Speaking in English and German at elementary school, he chose to enroll in a French immersion program and once stayed with a Parisian family. It wasn't until the first year of his university child psychology program that he returned to francophone life. There, he lived in one of the two French Houses on the Erindale campus of the University of Toronto. It is with pride that he recalls a student work experience in a company in St-Léonard, Montréal, where he learned the basics of Vernacular French in Québec, the “joual”! The use of French has always been part of his professional and personal life. While working as a bilingual spokesperson for the Ontario Ministry of Health, he conducted up to 30 media interviews a day—many in French.

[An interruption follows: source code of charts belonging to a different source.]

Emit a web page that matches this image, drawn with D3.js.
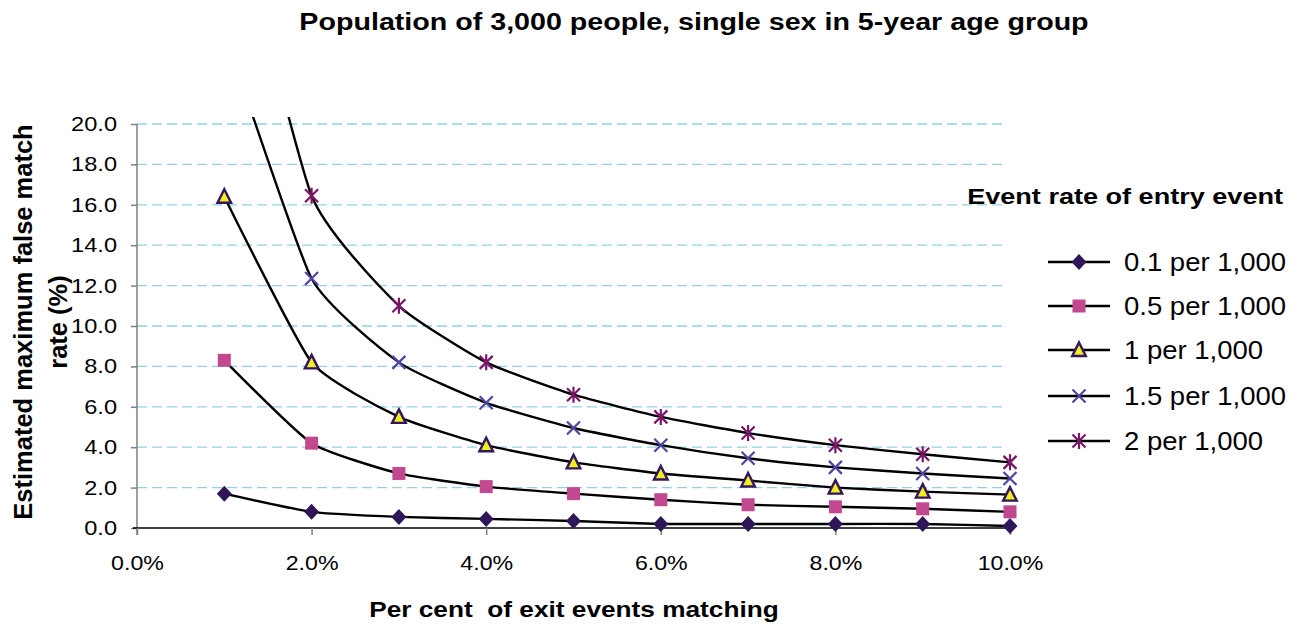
<!DOCTYPE html>
<html>
<head>
<meta charset="utf-8">
<script src="https://cdn.jsdelivr.net/npm/d3@7"></script>
<style>
  html, body { margin: 0; padding: 0; background: #fff; }
  svg { display: block; font-family: "Liberation Sans", Arial, sans-serif; }
</style>
</head>
<body>
<svg id="chart" width="1298" height="626"></svg>
<script>
// Per cent of exit events matching (x values, %)
const exitPct = [1, 2, 3, 4, 5, 6, 7, 8, 9, 10];

// Estimated maximum false match rate (%) per entry-event rate
const rate01 = [1.7, 0.8, 0.55, 0.45, 0.35, 0.2, 0.2, 0.2, 0.2, 0.1];
const rate05 = [8.3, 4.2, 2.7, 2.05, 1.7, 1.4, 1.15, 1.05, 0.95, 0.8];
const rate10 = [16.4, 8.2, 5.5, 4.1, 3.25, 2.7, 2.35, 2.0, 1.8, 1.65];
const rate15 = [24.6, 12.35, 8.2, 6.2, 4.95, 4.1, 3.45, 3.0, 2.7, 2.45];
const rate20 = [32.8, 16.45, 11.0, 8.2, 6.6, 5.5, 4.7, 4.1, 3.65, 3.25];

const seriesNames = ["0.1 per 1,000", "0.5 per 1,000", "1 per 1,000", "1.5 per 1,000", "2 per 1,000"];
const seriesValues = [rate01, rate05, rate10, rate15, rate20];

const yTicks = [0, 2, 4, 6, 8, 10, 12, 14, 16, 18, 20];
const xTicks = [0, 2, 4, 6, 8, 10];

const titleText = "Population of 3,000 people, single sex in 5-year age group";
const xTitle = "Per cent  of exit events matching";
const yTitleLines = ["Estimated maximum false match", "rate (%)"];
const legendTitle = "Event rate of entry event";

// marker styles per series
const markerStyle = [
  { shape: "diamond", fill: "#2e1658", stroke: "#2e1658" },
  { shape: "square", fill: "#c2488f", stroke: "#c2488f" },
  { shape: "triangle", fill: "#eeee22", stroke: "#33165e" },
  { shape: "cross", fill: "none", stroke: "#4e46a0" },
  { shape: "star", fill: "none", stroke: "#7a1668" }
];

const svg = d3.select("#chart");
const plotLeft = 137, plotRight = 1010, plotTop = 124, plotBottom = 528, clipTop = 117;

const x = d3.scaleLinear().domain([0, 10]).range([plotLeft, plotRight]);
const y = d3.scaleLinear().domain([0, 20]).range([plotBottom, plotTop]);

// widen horizontal text glyphs by a factor (wide Arial-style lettering)
function widen(sel, factor) {
  sel.each(function () {
    const w = this.getComputedTextLength();
    d3.select(this).attr("textLength", w * factor).attr("lengthAdjust", "spacingAndGlyphs");
  });
}

// title
svg.append("text")
  .attr("x", 694).attr("y", 30)
  .attr("text-anchor", "middle")
  .attr("font-weight", "bold").attr("font-size", 23)
  .text(titleText)
  .call(widen, 1.245);

// gridlines
svg.append("g")
  .selectAll("line")
  .data(yTicks.filter(d => d > 0))
  .join("line")
  .attr("x1", plotLeft).attr("x2", 1003)
  .attr("y1", d => y(d)).attr("y2", d => y(d))
  .attr("stroke", "#93d2e2").attr("stroke-width", 1.3)
  .attr("stroke-dasharray", "10,5");

// y axis
const yAxis = svg.append("g")
  .attr("transform", `translate(${plotLeft},0)`)
  .call(d3.axisLeft(y).tickValues(yTicks).tickFormat(d3.format(".1f")).tickSize(6).tickPadding(14));
yAxis.select(".domain").attr("stroke", "#808080").attr("stroke-width", 1.5)
  .attr("d", `M0,${plotTop}V${plotBottom + 7}`);
yAxis.selectAll(".tick line").attr("stroke", "#808080").attr("stroke-width", 1.5);
yAxis.selectAll(".tick text").attr("font-size", 20.5).attr("fill", "#000")
  .attr("font-family", "Liberation Sans, Arial, sans-serif")
  .call(widen, 1.15);

// x axis
const xAxis = svg.append("g")
  .attr("transform", `translate(0,${plotBottom})`)
  .call(d3.axisBottom(x).tickValues(xTicks).tickFormat(d => d3.format(".1f")(d) + "%").tickSize(7).tickPadding(20));
xAxis.select(".domain").attr("stroke", "#000").attr("stroke-width", 1.5)
  .attr("d", `M${plotLeft - 4},0H${plotRight}`);
xAxis.selectAll(".tick line").attr("stroke", "#808080").attr("stroke-width", 1.5);
xAxis.selectAll(".tick text").attr("font-size", 20.5).attr("fill", "#000")
  .attr("font-family", "Liberation Sans, Arial, sans-serif")
  .call(widen, 1.13);

// axis titles
svg.append("text")
  .attr("x", 574).attr("y", 617)
  .attr("text-anchor", "middle")
  .attr("font-weight", "bold").attr("font-size", 21.5)
  .attr("xml:space", "preserve").style("white-space", "pre")
  .text(xTitle)
  .call(widen, 1.22);

const yt = svg.append("text")
  .attr("transform", "translate(0,322) rotate(-90)")
  .attr("text-anchor", "middle")
  .attr("font-weight", "bold").attr("font-size", 25.5);
yt.append("tspan").attr("x", 0).attr("y", 32).text(yTitleLines[0]);
yt.append("tspan").attr("x", 0).attr("y", 67).text(yTitleLines[1]);

// clip for the lines
svg.append("defs").append("clipPath").attr("id", "plotClip")
  .append("rect").attr("x", 0).attr("y", clipTop).attr("width", 1298).attr("height", 626 - clipTop);

const line = d3.line()
  .x((d, i) => x(exitPct[i]))
  .y(d => y(d))
  .curve(d3.curveCardinal.tension(0.5));

svg.append("g").attr("clip-path", "url(#plotClip)")
  .selectAll("path")
  .data(seriesValues)
  .join("path")
  .attr("d", d => line(d))
  .attr("fill", "none").attr("stroke", "#000").attr("stroke-width", 2.4);

function drawMarker(g, style) {
  switch (style.shape) {
    case "diamond":
      g.append("path").attr("d", "M0,-8L7.5,0L0,8L-7.5,0Z").attr("fill", style.fill);
      break;
    case "square":
      g.append("rect").attr("x", -6.5).attr("y", -6.5).attr("width", 13).attr("height", 13).attr("fill", style.fill);
      break;
    case "triangle":
      g.append("path").attr("d", "M0,-7.5L6.8,6L-6.8,6Z")
        .attr("fill", style.fill).attr("stroke", style.stroke).attr("stroke-width", 2.4)
        .attr("stroke-linejoin", "miter");
      break;
    case "cross":
      g.append("path").attr("d", "M-6.5,-6.5L6.5,6.5M-6.5,6.5L6.5,-6.5")
        .attr("stroke", style.stroke).attr("stroke-width", 2.2).attr("fill", "none");
      break;
    case "star":
      g.append("path").attr("d", "M-6.5,-6.5L6.5,6.5M-6.5,6.5L6.5,-6.5M0,-8L0,8")
        .attr("stroke", style.stroke).attr("stroke-width", 2.2).attr("fill", "none");
      break;
  }
}

// markers (only inside the visible range)
seriesValues.forEach((vals, si) => {
  const g = svg.append("g");
  vals.forEach((v, i) => {
    if (v > 20.3) return;
    const m = g.append("g").attr("transform", `translate(${x(exitPct[i])},${y(v)})`);
    drawMarker(m, markerStyle[si]);
  });
});

// legend
svg.append("text")
  .attr("x", 1283).attr("y", 204)
  .attr("text-anchor", "end")
  .attr("font-weight", "bold").attr("font-size", 22)
  .text(legendTitle)
  .call(widen, 1.23);

const legendY = [262, 306, 350, 396, 441];
seriesNames.forEach((name, i) => {
  const g = svg.append("g").attr("transform", `translate(0,${legendY[i]})`);
  g.append("line").attr("x1", 1048).attr("x2", 1110).attr("y1", 0).attr("y2", 0)
    .attr("stroke", "#000").attr("stroke-width", 2.4);
  const m = g.append("g").attr("transform", "translate(1079,0)");
  drawMarker(m, markerStyle[i]);
  g.append("text").attr("x", 1124).attr("y", 9)
    .attr("font-size", 25).attr("fill", "#000")
    .text(name)
    .call(widen, 1.1);
});
</script>
</body>
</html>
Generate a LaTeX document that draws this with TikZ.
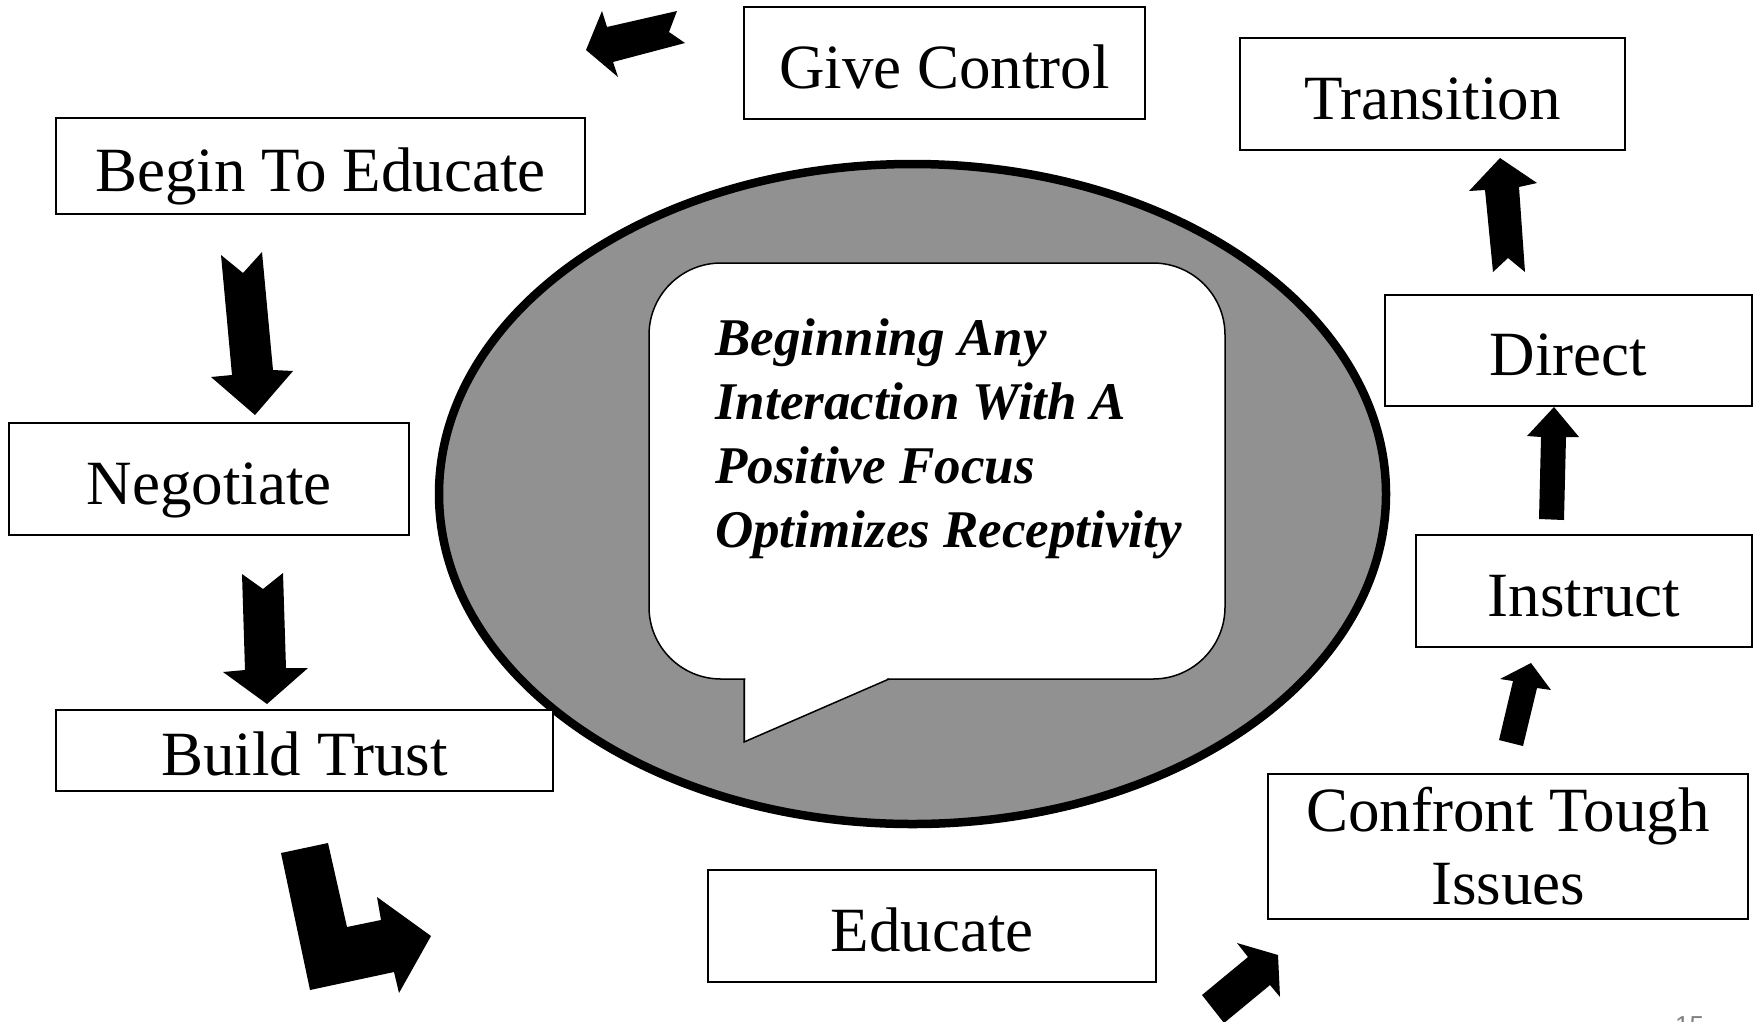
\documentclass[tikz,border=0pt]{standalone}
\usepackage{fontspec}
\setmainfont{Liberation Serif}
\newfontfamily\footfont{Liberation Sans}
\definecolor{ringgray}{RGB}{145,145,145}
\begin{document}
\begin{tikzpicture}[x=1pt,y=-1pt,
  stepbox/.style={draw=black, line width=2.3pt, fill=white, inner sep=0pt,
    font=\fontsize{63}{73}\selectfont, align=center},
  onebox/.style={stepbox, text height=50pt, text depth=0pt},
  blockarrow/.style={fill=black},
  bubbleline/.style={draw=black, line width=1.5pt, line join=miter},
]
\useasboundingbox (0,0) rectangle (1760,1021);
\clip (0,0) rectangle (1760,1021);
\fill[white] (0,0) rectangle (1760,1021);

% central ring
\draw[line width=8.5pt, fill=ringgray] (912.5,494) ellipse [x radius=473.5, y radius=330];

% speech bubble with its tail
\node[bubbleline, fill=white, rounded corners=72pt, minimum width=576pt,
  minimum height=416pt, inner sep=0pt] (bubble) at (937,471) {};
\fill[white] (745.4,675) -- (745.4,741) -- (887,680.2) -- (887,675) -- cycle;
\draw[bubbleline] (744,678.5) -- (744,742) -- (889,679);
% the base anchor of a multi-line node sits on its last line
\node[anchor=base west, align=left, inner sep=0pt,
  font=\bfseries\itshape\fontsize{53}{64}\selectfont] (msg) at (715,547)
  {Beginning Any\\Interaction With A\\Positive Focus\\Optimizes Receptivity};

% step boxes
\node[onebox, minimum width=401pt, minimum height=112pt] (give) at (944.5,63) {Give Control};
\node[onebox, minimum width=385pt, minimum height=112pt] (transition) at (1432.5,94) {Transition};
\node[onebox, minimum width=529pt, minimum height=96pt] (begin) at (320.5,166) {Begin To Educate};
\node[onebox, minimum width=400pt, minimum height=112pt] (negotiate) at (209,479) {Negotiate};
\node[onebox, minimum width=497pt, minimum height=81pt] (trust) at (304.5,750.5) {Build Trust};
\node[onebox, minimum width=367pt, minimum height=111pt] (direct) at (1568.5,350.5) {Direct};
\node[onebox, minimum width=336pt, minimum height=112pt] (instruct) at (1584,591) {Instruct};
\node[stepbox, minimum width=480pt, minimum height=145pt] (confront) at (1508,846.5) {Confront Tough\\Issues};
\node[onebox, minimum width=448pt, minimum height=112pt] (educate) at (932,926) {Educate};

% block arrows between the steps
\fill[blockarrow] (677,11) -- (669,32) -- (685,43) -- (613,62) -- (618,77) -- (586,50) -- (602,11) -- (607,27) -- cycle;
\fill[blockarrow] (221,255) -- (243,273) -- (262,252) -- (273,370) -- (293,371) -- (255,415) -- (211,377) -- (232,375) -- cycle;
\fill[blockarrow] (242,574) -- (263,589) -- (283,573) -- (286,668) -- (308,668) -- (267,704) -- (223,672) -- (245,670) -- cycle;
\fill[blockarrow] (281,853) -- (328,843) -- (347,927) -- (381,920) -- (377,897) -- (431,936) -- (399,993) -- (394,972) -- (310,990) -- cycle;
\fill[blockarrow] (1202,995) -- (1248,957) -- (1237,943) -- (1278,955) -- (1280,997) -- (1270,985) -- (1224,1023) -- cycle;
\fill[blockarrow] (1531,663) -- (1551,690) -- (1537,688) -- (1523,746) -- (1499,740) -- (1513,681) -- (1500,679) -- cycle;
\fill[blockarrow] (1554,407) -- (1579,437) -- (1566,437) -- (1564,520) -- (1539,519) -- (1541,437) -- (1527,436) -- cycle;
\fill[blockarrow] (1500,158) -- (1537,183) -- (1519,187) -- (1525,272) -- (1508,258) -- (1493,272) -- (1485,190) -- (1469,191) -- cycle;

% page number at the lower edge
\node[anchor=north west, inner sep=0pt, text=gray, font=\footfont\fontsize{26}{26}\selectfont] (pagenum) at (1675,1016) {15};
\end{tikzpicture}
\end{document}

The pride of being Canadian was also shared with family and friends in September 2003 when he celebrated his marriage with Rod at the Toronto City Hall, the first year that same-sex marriage became possible in Ontario. In 2005, he founded a communications practice, iCommunicate, bringing branding and social marketing to many health and social service organizations. During this intense period, he created communication strategies for the various ethno-cultural groups in the Greater Toronto Area.
It is in "Studio Glass" that Layne now creates and teaches full time. As a teenager and throughout his career, Layne explored many media, ceramics, painting, landscape photography, and mixed media sculpture. But a few years ago, he finally found his medium in glass. The great adventure of kiln-formed glass, he sums it up in these words: "My exploration of glass is by capturing nature’s movement and its many mottled textures and colours by harnessing glass’ contradictory qualities. »
Layne now operates and teaches students of all ages at his kiln-glass studio. There, he also creates his sculptures, reminiscent of molten rocks, atmospheric layers, glaciers and water masses. These are born from a careful mixture of transparent and opaque glass, which will unite by forming them over a few times in a glass kiln at over 9000 C. The richness of the colours and contrasts of his glass sculptures is staggering. He has received a number of awards, has shown in solo and group exhibitions and is represented at galleries in Ontario, Ohio and Florida. His works feature in a number of private collections. Layne is soon completing a large installation for an Ontario university.
Finally, to young people, Layne says: “ Never stop exploring, take risks and try everything. Know that the best opportunities are only found through persistence and curiosity.